Tape off the door as mentioned.

Use a sharp blade.

You may cut through the bottom chord of the hollow door and need to glue in a filler piece when you are done so leave the door and the clamps in place if you need to re-trim the filler piece.


----------



## HomeSealed (Jan 3, 2008)

+1 to the above suggestions. For only a quarter to half inch, you should be fine unless the door was trimmed previously... If you don't have the tools or desire to diy you could call a handyman, but you'll probably pay out the nose for something so small.


----------



## Arkitexas (Mar 10, 2011)

Tips for undercutting wood doors:

1. Unless you are exceptionally skilled with a circular saw, use a clamped guide, as mentioned in previous posts, to keep the saw straight during the cut.
2. Use a sharp saw blade - preferably carbide.
3. Mark the cut line to provide 1/2" to 3/4" of door clearance over the carpet. 
4. At 1/16" above the intended cut line, scribe a 1/16" deep cut with a sharp utility knife or box blade.
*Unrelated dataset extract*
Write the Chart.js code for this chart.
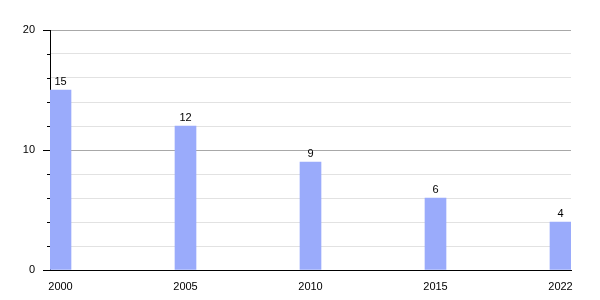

Repeat on both sides of the door.
5. Set the circular saw blade depth to 1/8" deeper than the door thickness
6. Make the cut slow and evenly paced

Step #3 - Remember that this undercut is usually the return air path for the HVAC system which requires some clearance for free airflow.
Step #4 - This step will prevent the saw blade from splintering the wood veneer. Actually it does splinter but for only 1/16" until it meets the scribed cut.
After cutting the door, block sand the bottom edges of the door to a 45º bevel 1/16" wide. This prevents stuff caught under the door (like socks, clothes, toes, etc.) from splintering the veneer in the future. If the bevel is kept to 1/16", it can't be seen from eye height.

Rick


----------